[start of DATA EXTRACT]

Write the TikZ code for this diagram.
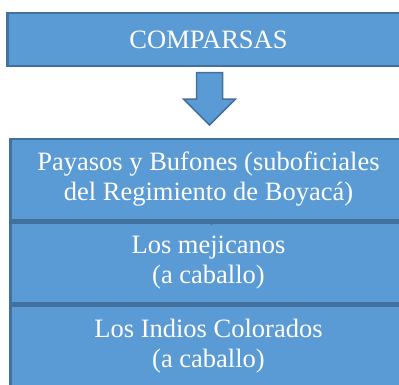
\documentclass[tikz,border=0pt]{standalone}
\usepackage{fontspec}
\setmainfont{Liberation Serif}
\newfontfamily\timesfont{Liberation Serif}
\usetikzlibrary{positioning}
\definecolor{azul}{HTML}{5B9BD5}
\definecolor{borde}{HTML}{41719C}

\begin{document}
\begin{tikzpicture}[x=1pt,y=-1pt,
        caja/.style={draw=borde,
            fill=azul,
            line width=2.5pt,
            text=white,
            align=center,
            minimum width=396pt,
            font=\timesfont\fontsize{26.5}{30}\selectfont}]

        \useasboundingbox (0,0) rectangle (399,384);
        \clip (0,0) rectangle (399,384);

        % Title box
        \node [caja,
            minimum width=402pt,
            minimum height=53pt] (comparsas) at (208.5,39.5) {COMPARSAS};

        % Down arrow
        \draw [draw=borde, fill=azul, line width=1.5pt, line join=miter]
            (196.5,72.5) -- (222.5,72.5) -- (222.5,99) -- (235.5,99)
            -- (209.5,125) -- (183.5,99) -- (196.5,99) -- cycle;

        % List of comparsas
        \node [caja,
            minimum height=81pt,
            anchor=north] (payasos) at (208.5,137.5)
            {Payasos y Bufones (suboficiales\\del Regimiento de Boyacá)};

        \node [caja,
            minimum height=81pt,
            below=0pt of payasos] (mejicanos)
            {Los mejicanos\\(a caballo)};

        \node [caja,
            minimum height=81pt,
            below=0pt of mejicanos] (indios)
            {Los Indios Colorados\\(a caballo)};

        % Small marker between the first two
        \fill [borde] ([xshift=3pt]payasos.south) ++(-4,0) -- ++(8,0) -- ++(-4,4) -- cycle;

\end{tikzpicture}
\end{document}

[end of DATA EXTRACT]

**SET EXERCISE:** Transcribe the full listing character for character. Pictures are excluded.

**FULL OUTPUT:**
Write the TikZ code for this diagram.
\documentclass[tikz,border=0pt]{standalone}
\usepackage{fontspec}
\setmainfont{Liberation Serif}
\newfontfamily\timesfont{Liberation Serif}
\usetikzlibrary{positioning}
\definecolor{azul}{HTML}{5B9BD5}
\definecolor{borde}{HTML}{41719C}

\begin{document}
\begin{tikzpicture}[x=1pt,y=-1pt,
        caja/.style={draw=borde,
            fill=azul,
            line width=2.5pt,
            text=white,
            align=center,
            minimum width=396pt,
            font=\timesfont\fontsize{26.5}{30}\selectfont}]

        \useasboundingbox (0,0) rectangle (399,384);
        \clip (0,0) rectangle (399,384);

        % Title box
        \node [caja,
            minimum width=402pt,
            minimum height=53pt] (comparsas) at (208.5,39.5) {COMPARSAS};

        % Down arrow
        \draw [draw=borde, fill=azul, line width=1.5pt, line join=miter]
            (196.5,72.5) -- (222.5,72.5) -- (222.5,99) -- (235.5,99)
            -- (209.5,125) -- (183.5,99) -- (196.5,99) -- cycle;

        % List of comparsas
        \node [caja,
            minimum height=81pt,
            anchor=north] (payasos) at (208.5,137.5)
            {Payasos y Bufones (suboficiales\\del Regimiento de Boyacá)};

        \node [caja,
            minimum height=81pt,
            below=0pt of payasos] (mejicanos)
            {Los mejicanos\\(a caballo)};

        \node [caja,
            minimum height=81pt,
            below=0pt of mejicanos] (indios)
            {Los Indios Colorados\\(a caballo)};

        % Small marker between the first two
        \fill [borde] ([xshift=3pt]payasos.south) ++(-4,0) -- ++(8,0) -- ++(-4,4) -- cycle;

\end{tikzpicture}
\end{document}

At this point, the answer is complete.